AIM
Examine each line of the data. Copy those that contain the string "chart".

DATASET ROWS
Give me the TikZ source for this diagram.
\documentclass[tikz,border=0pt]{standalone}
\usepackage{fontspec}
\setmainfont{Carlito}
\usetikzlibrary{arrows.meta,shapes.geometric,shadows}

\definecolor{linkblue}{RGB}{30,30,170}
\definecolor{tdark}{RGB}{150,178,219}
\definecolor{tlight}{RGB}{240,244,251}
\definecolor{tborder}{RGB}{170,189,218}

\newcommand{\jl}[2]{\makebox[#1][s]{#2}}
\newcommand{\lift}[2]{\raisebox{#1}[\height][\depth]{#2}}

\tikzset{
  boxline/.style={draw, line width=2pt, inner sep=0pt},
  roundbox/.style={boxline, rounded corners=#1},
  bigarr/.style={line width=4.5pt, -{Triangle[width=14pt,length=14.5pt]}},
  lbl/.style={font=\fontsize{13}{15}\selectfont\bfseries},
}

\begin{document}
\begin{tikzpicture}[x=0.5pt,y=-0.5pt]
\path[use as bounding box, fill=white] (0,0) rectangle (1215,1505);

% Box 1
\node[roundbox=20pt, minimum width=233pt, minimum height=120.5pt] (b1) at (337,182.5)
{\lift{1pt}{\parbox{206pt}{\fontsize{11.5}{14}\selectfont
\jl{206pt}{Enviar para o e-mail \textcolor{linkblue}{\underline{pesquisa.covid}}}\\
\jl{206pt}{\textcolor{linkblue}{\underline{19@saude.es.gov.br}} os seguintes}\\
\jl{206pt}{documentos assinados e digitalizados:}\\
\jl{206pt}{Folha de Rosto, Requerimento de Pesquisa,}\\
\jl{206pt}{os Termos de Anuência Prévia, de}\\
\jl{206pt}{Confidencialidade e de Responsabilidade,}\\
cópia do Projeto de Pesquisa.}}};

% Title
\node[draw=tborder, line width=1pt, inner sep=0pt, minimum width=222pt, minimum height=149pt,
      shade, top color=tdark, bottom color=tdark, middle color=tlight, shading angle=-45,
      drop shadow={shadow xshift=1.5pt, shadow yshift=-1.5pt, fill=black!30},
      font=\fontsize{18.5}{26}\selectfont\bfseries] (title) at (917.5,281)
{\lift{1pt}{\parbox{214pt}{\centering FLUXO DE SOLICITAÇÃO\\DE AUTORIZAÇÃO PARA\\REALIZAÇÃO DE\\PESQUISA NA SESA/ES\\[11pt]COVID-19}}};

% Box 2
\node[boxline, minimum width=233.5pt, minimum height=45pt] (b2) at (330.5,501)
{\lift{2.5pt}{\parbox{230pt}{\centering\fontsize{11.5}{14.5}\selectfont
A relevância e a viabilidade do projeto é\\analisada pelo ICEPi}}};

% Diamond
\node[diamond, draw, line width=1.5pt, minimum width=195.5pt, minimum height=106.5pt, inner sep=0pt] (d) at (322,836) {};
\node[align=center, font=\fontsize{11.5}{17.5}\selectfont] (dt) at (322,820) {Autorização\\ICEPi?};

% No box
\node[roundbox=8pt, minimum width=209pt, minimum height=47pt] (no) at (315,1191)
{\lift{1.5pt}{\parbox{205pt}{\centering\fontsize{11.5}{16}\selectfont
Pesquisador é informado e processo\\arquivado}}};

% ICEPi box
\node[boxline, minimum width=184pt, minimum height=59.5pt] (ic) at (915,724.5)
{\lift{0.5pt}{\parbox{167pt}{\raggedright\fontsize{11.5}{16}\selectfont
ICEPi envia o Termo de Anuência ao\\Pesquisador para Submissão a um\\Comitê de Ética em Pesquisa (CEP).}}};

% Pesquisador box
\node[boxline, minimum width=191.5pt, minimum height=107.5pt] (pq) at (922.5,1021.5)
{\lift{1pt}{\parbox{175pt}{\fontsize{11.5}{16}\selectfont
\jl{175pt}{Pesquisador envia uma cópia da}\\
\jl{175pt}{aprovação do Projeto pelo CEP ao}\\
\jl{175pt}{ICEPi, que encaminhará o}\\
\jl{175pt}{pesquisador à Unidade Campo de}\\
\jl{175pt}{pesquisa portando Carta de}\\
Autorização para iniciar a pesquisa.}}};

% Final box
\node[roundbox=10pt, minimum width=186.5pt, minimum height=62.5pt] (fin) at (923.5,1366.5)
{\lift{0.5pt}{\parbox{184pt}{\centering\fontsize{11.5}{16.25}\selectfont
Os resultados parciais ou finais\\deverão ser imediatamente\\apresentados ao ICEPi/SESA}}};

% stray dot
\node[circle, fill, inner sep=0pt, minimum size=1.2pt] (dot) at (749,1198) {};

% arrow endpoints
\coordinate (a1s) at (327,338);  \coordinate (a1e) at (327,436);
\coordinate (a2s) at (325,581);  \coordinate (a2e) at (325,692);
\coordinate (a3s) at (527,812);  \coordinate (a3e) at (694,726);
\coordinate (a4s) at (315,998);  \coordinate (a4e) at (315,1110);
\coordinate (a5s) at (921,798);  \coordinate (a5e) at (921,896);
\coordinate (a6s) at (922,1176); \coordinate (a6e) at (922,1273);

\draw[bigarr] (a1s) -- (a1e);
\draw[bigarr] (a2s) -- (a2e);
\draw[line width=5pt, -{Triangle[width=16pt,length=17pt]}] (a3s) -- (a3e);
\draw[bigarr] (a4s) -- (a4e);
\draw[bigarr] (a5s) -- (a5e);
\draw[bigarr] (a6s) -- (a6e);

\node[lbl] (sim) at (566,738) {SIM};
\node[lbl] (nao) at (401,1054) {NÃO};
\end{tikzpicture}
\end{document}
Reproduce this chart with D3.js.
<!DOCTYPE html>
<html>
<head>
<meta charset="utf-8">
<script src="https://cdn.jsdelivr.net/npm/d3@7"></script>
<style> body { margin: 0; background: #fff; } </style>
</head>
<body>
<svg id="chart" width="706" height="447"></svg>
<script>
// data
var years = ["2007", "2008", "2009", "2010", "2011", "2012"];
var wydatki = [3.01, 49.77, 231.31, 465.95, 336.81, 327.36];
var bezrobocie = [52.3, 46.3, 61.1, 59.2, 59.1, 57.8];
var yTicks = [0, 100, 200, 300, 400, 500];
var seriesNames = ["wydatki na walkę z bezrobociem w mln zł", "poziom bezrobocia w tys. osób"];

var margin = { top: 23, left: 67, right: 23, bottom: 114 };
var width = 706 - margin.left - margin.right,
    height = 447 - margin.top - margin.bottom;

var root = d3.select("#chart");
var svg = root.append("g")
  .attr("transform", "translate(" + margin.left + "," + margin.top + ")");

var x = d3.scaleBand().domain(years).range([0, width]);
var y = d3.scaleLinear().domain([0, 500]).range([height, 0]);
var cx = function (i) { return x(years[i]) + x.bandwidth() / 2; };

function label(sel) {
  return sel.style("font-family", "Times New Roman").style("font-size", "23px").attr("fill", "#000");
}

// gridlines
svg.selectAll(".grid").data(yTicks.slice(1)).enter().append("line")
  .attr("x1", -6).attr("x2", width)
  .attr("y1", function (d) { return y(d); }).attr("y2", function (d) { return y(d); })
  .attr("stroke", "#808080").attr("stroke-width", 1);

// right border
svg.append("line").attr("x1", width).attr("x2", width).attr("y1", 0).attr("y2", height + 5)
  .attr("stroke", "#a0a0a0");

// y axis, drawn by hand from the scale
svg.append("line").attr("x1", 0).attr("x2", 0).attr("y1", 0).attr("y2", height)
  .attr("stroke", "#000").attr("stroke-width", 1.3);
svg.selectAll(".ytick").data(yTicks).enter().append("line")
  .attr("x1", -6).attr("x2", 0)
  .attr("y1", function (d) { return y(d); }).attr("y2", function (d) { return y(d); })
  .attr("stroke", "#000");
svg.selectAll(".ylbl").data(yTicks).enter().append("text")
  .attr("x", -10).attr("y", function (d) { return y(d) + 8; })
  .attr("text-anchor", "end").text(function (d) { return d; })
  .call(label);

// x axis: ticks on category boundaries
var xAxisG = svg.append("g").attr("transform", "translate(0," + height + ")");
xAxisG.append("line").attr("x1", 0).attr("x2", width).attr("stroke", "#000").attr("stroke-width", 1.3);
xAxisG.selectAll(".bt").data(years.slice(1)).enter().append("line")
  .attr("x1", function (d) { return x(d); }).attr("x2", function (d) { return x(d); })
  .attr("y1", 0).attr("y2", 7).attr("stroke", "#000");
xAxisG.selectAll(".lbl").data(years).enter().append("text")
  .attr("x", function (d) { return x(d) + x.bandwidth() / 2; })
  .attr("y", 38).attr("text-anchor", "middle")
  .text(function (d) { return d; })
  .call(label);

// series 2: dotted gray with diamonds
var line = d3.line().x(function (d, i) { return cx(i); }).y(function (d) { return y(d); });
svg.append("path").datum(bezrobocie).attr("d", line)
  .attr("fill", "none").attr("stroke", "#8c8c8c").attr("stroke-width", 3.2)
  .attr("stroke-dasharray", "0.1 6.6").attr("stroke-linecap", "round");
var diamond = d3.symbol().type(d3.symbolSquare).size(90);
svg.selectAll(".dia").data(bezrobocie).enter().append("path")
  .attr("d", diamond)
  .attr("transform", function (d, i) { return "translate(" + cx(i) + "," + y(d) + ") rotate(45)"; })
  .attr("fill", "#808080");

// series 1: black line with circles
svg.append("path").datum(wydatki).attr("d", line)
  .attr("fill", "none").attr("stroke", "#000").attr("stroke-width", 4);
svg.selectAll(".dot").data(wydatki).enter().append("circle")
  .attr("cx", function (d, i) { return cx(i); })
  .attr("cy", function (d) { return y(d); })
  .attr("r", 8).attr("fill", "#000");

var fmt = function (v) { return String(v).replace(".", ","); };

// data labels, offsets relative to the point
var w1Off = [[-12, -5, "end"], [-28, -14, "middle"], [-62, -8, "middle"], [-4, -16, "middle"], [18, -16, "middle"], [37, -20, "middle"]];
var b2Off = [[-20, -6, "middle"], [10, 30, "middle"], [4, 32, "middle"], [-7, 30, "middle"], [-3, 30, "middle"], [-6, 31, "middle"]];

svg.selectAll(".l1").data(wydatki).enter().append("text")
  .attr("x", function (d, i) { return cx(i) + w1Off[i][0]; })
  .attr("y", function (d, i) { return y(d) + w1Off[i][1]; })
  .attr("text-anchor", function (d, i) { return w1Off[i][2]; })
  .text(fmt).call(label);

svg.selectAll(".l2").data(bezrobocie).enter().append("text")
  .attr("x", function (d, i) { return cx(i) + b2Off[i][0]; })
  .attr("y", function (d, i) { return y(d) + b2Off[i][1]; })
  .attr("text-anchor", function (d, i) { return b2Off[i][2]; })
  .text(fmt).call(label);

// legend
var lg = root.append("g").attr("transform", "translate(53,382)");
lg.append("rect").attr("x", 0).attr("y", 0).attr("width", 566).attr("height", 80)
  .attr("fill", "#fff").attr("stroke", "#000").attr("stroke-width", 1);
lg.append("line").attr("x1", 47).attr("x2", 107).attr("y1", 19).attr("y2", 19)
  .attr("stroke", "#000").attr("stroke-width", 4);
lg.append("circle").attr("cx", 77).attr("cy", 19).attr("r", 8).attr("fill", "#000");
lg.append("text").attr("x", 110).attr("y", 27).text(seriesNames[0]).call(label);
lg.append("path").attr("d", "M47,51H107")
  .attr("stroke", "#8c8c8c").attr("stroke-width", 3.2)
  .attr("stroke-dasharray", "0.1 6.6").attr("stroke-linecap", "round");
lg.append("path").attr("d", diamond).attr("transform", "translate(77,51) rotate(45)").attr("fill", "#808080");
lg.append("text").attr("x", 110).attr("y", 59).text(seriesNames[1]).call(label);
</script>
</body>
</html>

RESPONSE TO THE EXERCISE
Reproduce this chart with D3.js.
<svg id="chart" width="706" height="447"></svg>
var root = d3.select("#chart");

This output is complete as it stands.